Small change to SSL ciphers

We’ve made a small technical change to the way our servers handle SSL connections. The change shouldn’t affect anyone, but we’re describing it here just for the record. If you have an SSL site with us and see any unexpected behavior, don’t hesitate to let us know.

The technical description of the change is that unless you’ve disabled both TLS 1.0 and SSLv3, our servers now prefer the “TLS_RSA_WITH_AES_128_CBC_SHA” cipher suites over DHE cipher suites like “TLS_DHE_RSA_WITH_AES_256_GCM_SHA384”. (We told you it was technical!)

This ensures compatibility with old versions of Java clients, which have a bug that prevents them working with 2048-bit DHE primes. Those primes are used in an Apache web server update to minimize the impact of Logjam and similar attacks, so without this change, Java 6 clients (and older Java 7 and Java 8 versions) would fail to connect.

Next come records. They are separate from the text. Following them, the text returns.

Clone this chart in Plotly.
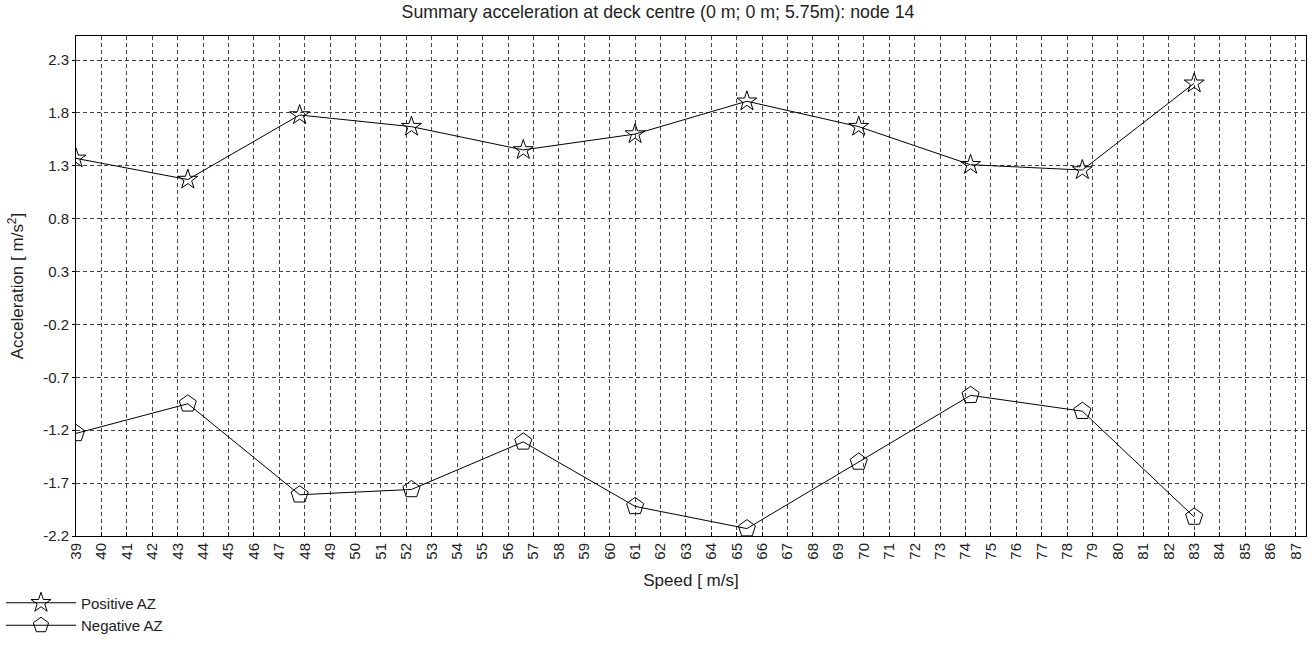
import plotly.graph_objects as go

speed = [39.0, 43.4, 47.8, 52.2, 56.6, 61.0, 65.4, 69.8, 74.2, 78.6, 83.0]
positive_az = [1.37, 1.17, 1.78, 1.67, 1.45, 1.60, 1.91, 1.67, 1.31, 1.26, 2.08]
negative_az = [-1.23, -0.95, -1.81, -1.76, -1.31, -1.92, -2.13, -1.50, -0.87, -1.02, -2.02]

x_ticks = list(range(39, 88))
y_ticks = [-2.2, -1.7, -1.2, -0.7, -0.2, 0.3, 0.8, 1.3, 1.8, 2.3]

title_text = "Summary acceleration at deck centre (0 m; 0 m; 5.75m): node 14"
x_title = "Speed [ m/s]"
y_title = "Acceleration [ m/s<sup>2</sup>]"

FONT = "Liberation Sans, Arial, sans-serif"
TXT = "#222"

fig = go.Figure()
fig.add_trace(go.Scatter(
    x=speed, y=positive_az, mode="lines+markers", name="Positive AZ",
    line=dict(color="black", width=1),
    marker=dict(symbol="star-open", size=15, color="black", line=dict(color="black", width=1)),
))
fig.add_trace(go.Scatter(
    x=speed, y=negative_az, mode="lines+markers", name="Negative AZ",
    line=dict(color="black", width=1),
    marker=dict(symbol="pentagon-open", size=18, color="black", line=dict(color="black", width=1)),
))

fig.update_layout(
    width=1314, height=647,
    margin=dict(l=76, r=8, t=36, b=111, autoexpand=False),
    paper_bgcolor="white", plot_bgcolor="white",
    font=dict(family=FONT, size=15, color=TXT),
    title=dict(text=title_text, xref="container", x=658 / 1314, xanchor="center",
               yref="container", y=1 - 12 / 647, yanchor="middle",
               font=dict(family=FONT, size=17.8, color=TXT)),
    showlegend=True,
    legend=dict(x=-0.061, y=-0.101, xanchor="left", yanchor="top",
                font=dict(family=FONT, size=15, color=TXT),
                bgcolor="rgba(0,0,0,0)", itemwidth=70, tracegroupgap=0),
)
fig.update_xaxes(
    range=[39, 87.4], tickmode="array", tickvals=x_ticks, ticktext=[str(v) for v in x_ticks],
    tickangle=-90, showgrid=True, gridcolor="#444", griddash="4px,3px", gridwidth=1,
    showline=True, linecolor="black", linewidth=1, mirror=True, zeroline=False,
    ticks="inside", ticklen=4, tickcolor="black", automargin=False,
    tickfont=dict(family=FONT, size=15, color=TXT),
    title=dict(text=x_title, font=dict(family=FONT, size=17, color=TXT)),
)
fig.update_yaxes(
    range=[-2.2, 2.527], tickmode="array", tickvals=y_ticks, ticktext=[f"{v:.1f}" for v in y_ticks],
    showgrid=True, gridcolor="#444", griddash="4px,3px", gridwidth=1,
    showline=True, linecolor="black", linewidth=1, mirror=True, zeroline=False,
    ticks="outside", ticklen=3, tickcolor="black", automargin=False,
    tickfont=dict(family=FONT, size=15, color=TXT),
    title=dict(text=y_title, font=dict(family=FONT, size=17, color=TXT)),
)

fig.write_html(
    "out.html",
    config={"displayModeBar": False},
    post_script="document.body.style.margin='0';document.body.style.overflow='hidden';",
)
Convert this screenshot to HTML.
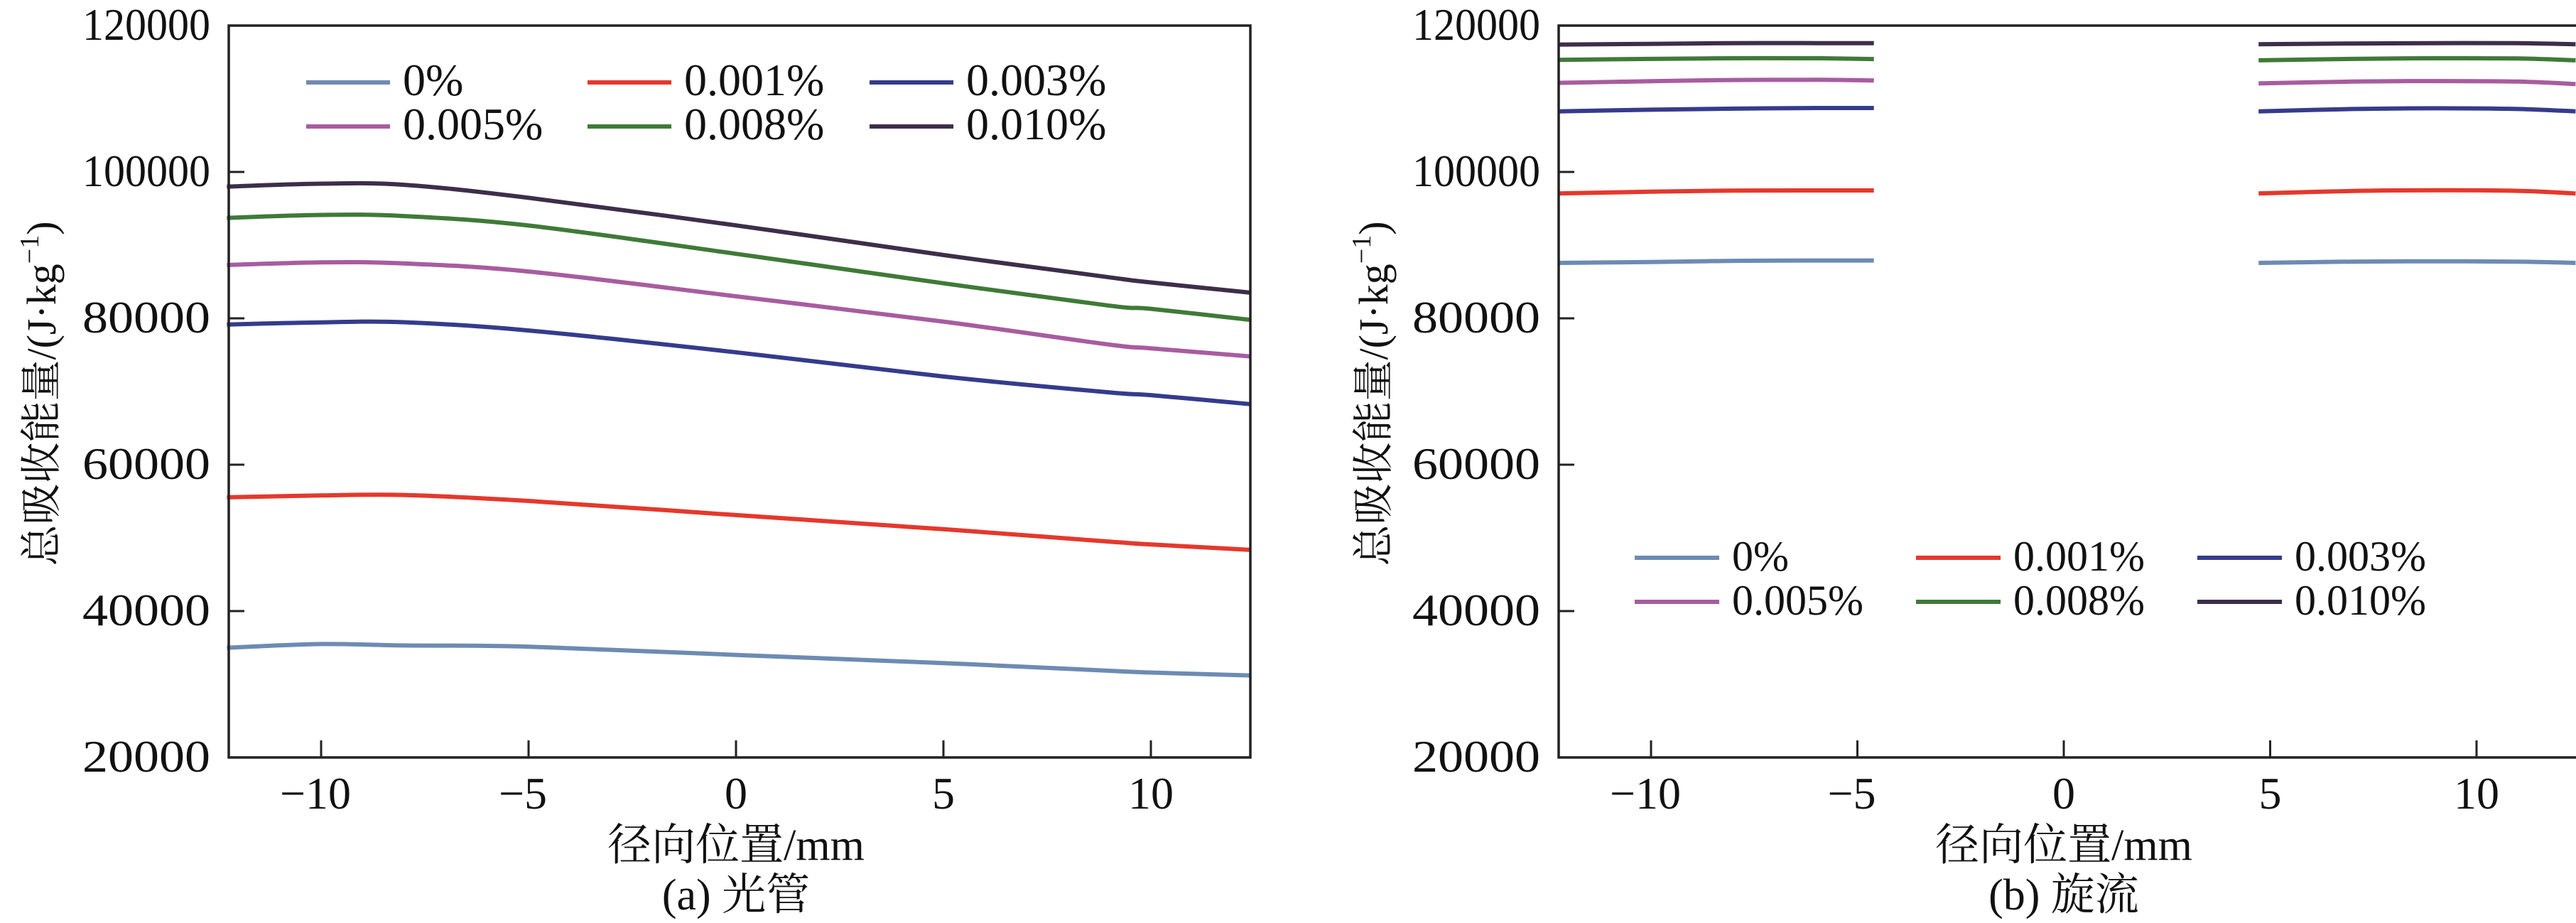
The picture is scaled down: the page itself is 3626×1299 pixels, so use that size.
<!DOCTYPE html>
<html><head><meta charset="utf-8">
<style>
html,body{margin:0;padding:0;background:#fff;}
svg{display:block;}
text{font-family:"Liberation Serif","Noto Serif CJK SC","Noto Sans CJK SC",serif;fill:#111;}
</style></head>
<body>
<svg id="fig" width="3626" height="1299" viewBox="0 0 3626 1299" xmlns="http://www.w3.org/2000/svg">
<g id="pa"></g>
<g id="pb"></g>
</svg>
<script>
const seriesLabels = ["0%","0.001%","0.003%","0.005%","0.008%","0.010%"];
const seriesColors = ["#6d8bb3","#e5382d","#353b8c","#a85c9f","#3f7a38","#3d2e4a"];
const yTicks = [20000,40000,60000,80000,100000,120000];
const xTicks = [-10,-5,0,5,10];
// chart (a) data
const aX = [-12.27,-10,-8,-5,0,5,9,10,12.4];
const a0   = [34980,35500,35300,35140,34010,32890,31840,31600,31200];
const a001 = [55540,55800,55860,55050,53120,51180,49490,49100,48360];
const a003 = [79150,79450,79470,78340,75360,72050,69880,69500,68270];
const a005 = [87280,87650,87500,86400,83010,79550,76410,75900,74800];
const a008 = [93730,94130,93970,92680,88820,84790,81730,81300,79790];
const a010 = [98000,98400,98240,96470,92700,88650,85600,84900,83500];
// chart (b) data, two segments
const bXL = [-12.25,-10,-8,-6,-4.6];
const bXR = [4.72,7,9,11,12.4];
const b0L   = [87570,87700,87850,87900,87900];
const b0R   = [87570,87750,87800,87750,87570];
const b001L = [97060,97300,97450,97480,97480];
const b001R = [97060,97400,97500,97420,97060];
const b003L = [108280,108500,108650,108740,108740];
const b003R = [108280,108600,108700,108600,108280];
const b005L = [112170,112400,112560,112590,112500];
const b005R = [112100,112350,112420,112350,112010];
const b008L = [115310,115450,115530,115530,115430];
const b008R = [115250,115450,115530,115500,115250];
const b010L = [117410,117500,117600,117600,117600];
const b010R = [117450,117550,117600,117600,117450];

const NS="http://www.w3.org/2000/svg";
function mk(parent,tag,attrs){const e=document.createElementNS(NS,tag);for(const k in attrs)e.setAttribute(k,attrs[k]);parent.appendChild(e);return e;}
function smooth(pts){let d="M"+pts[0][0].toFixed(1)+","+pts[0][1].toFixed(1);
 for(let i=0;i<pts.length-1;i++){const p0=pts[Math.max(0,i-1)],p1=pts[i],p2=pts[i+1],p3=pts[Math.min(pts.length-1,i+2)];
  const c1=[p1[0]+(p2[0]-p0[0])/6,p1[1]+(p2[1]-p0[1])/6],c2=[p2[0]-(p3[0]-p1[0])/6,p2[1]-(p3[1]-p1[1])/6];
  d+="C"+c1[0].toFixed(1)+","+c1[1].toFixed(1)+" "+c2[0].toFixed(1)+","+c2[1].toFixed(1)+" "+p2[0].toFixed(1)+","+p2[1].toFixed(1);}
 return d;}

function drawChart(g,cfg){
 const sx=v=>cfg.x0px+(v)*cfg.pxPerX;
 const sy=v=>cfg.top+(120000-v)/100000*(cfg.bottom-cfg.top);
 cfg.series.forEach((segs,i)=>{segs.forEach(([xs,ys],j)=>{
  const p=mk(g,"path",{d:smooth(xs.map((x,k)=>[sx(x),sy(ys[k])])),fill:"none",stroke:seriesColors[i],"stroke-width":6});
  
  
 });});
 const fr=mk(g,"rect",{x:cfg.left,y:cfg.top,width:cfg.right-cfg.left,height:cfg.bottom-cfg.top,fill:"none",stroke:"#222","stroke-width":3.5});
 
 
 yTicks.forEach(v=>{const y=sy(v);
  const t=mk(g,"line",{x1:cfg.left,x2:cfg.left+22,y1:y,y2:y,stroke:"#222","stroke-width":3});
  
  
  const l=mk(g,"text",{x:cfg.left-26,y:y+20,"text-anchor":"end","font-size":64,textLength:180,lengthAdjust:"spacingAndGlyphs"});
  l.textContent=v;
  
  
 });
 xTicks.forEach(v=>{const x=sx(v);
  const t=mk(g,"line",{x1:x,x2:x,y1:cfg.bottom,y2:cfg.bottom-24,stroke:"#222","stroke-width":3});
  
  
  const l=mk(g,"text",{x:x+(v<0?-8:0),y:1138,"text-anchor":"middle","font-size":64});
  l.textContent=v<0?"\u2212"+(-v):String(v);
  
  
 });
 const xt=mk(g,"text",{x:cfg.xTitleX,y:1210,"text-anchor":"middle","font-size":62});
 xt.textContent="径向位置/mm";
 
 
 const cp=mk(g,"text",{x:cfg.xTitleX,y:1280,"text-anchor":"middle","font-size":62});
 cp.textContent=cfg.caption;
 
 
 const yt=mk(g,"text",{x:0,y:0,"text-anchor":"middle","font-size":58,transform:"translate("+(cfg.yTitleX)+",554) rotate(-90)"});
 yt.innerHTML='总吸收能量/(J·kg<tspan dy="-24" font-size="38">−1</tspan><tspan dy="24">)</tspan>';
 
 
 seriesLabels.forEach((lab,i)=>{const col=i%3,row=Math.floor(i/3);
  const lx=cfg.legX[col],ly=cfg.legY[row];
  const ent=mk(g,"g",{});
  
  
  mk(ent,"line",{x1:lx,x2:lx+cfg.legLen,y1:ly,y2:ly,stroke:seriesColors[i],"stroke-width":6});
  const t=mk(ent,"text",{x:lx+cfg.legLen+cfg.legGap,y:ly+18,"font-size":cfg.legFont});
  t.textContent=lab;
 });
}

drawChart(document.getElementById('pa'),{
 left:322,right:1760,top:36,bottom:1066,x0px:1036,pxPerX:58.4,
 xTitleX:1036,yTitleX:78,caption:"(a) 光管",
 legX:[431,827,1224],legY:[116,178],legLen:118,legGap:18,legFont:64,
 series:[[[aX,a0]],[[aX,a001]],[[aX,a003]],[[aX,a005]],[[aX,a008]],[[aX,a010]]]
});
drawChart(document.getElementById('pb'),{
 left:2194,right:3640,top:36,bottom:1066,x0px:2905,pxPerX:58.1,
 xTitleX:2905,yTitleX:1953,caption:"(b) 旋流",
 legX:[2301,2697,3093],legY:[785,847],legLen:119,legGap:18,legFont:60,
 series:[[[bXL,b0L],[bXR,b0R]],[[bXL,b001L],[bXR,b001R]],[[bXL,b003L],[bXR,b003R]],[[bXL,b005L],[bXR,b005R]],[[bXL,b008L],[bXR,b008R]],[[bXL,b010L],[bXR,b010R]]]
});
</script>
</body></html>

The drawback of this change is that it removes forward secrecy support with some very old browsers, like Internet Explorer on Windows XP. However, the extra compatibility is a reasonable trade-off for that since those are little used, and this is the same trade-off made by (for example) google.com. Forward secrecy still works with all modern browsers, because our servers prefer ECDHE ciphers to all others.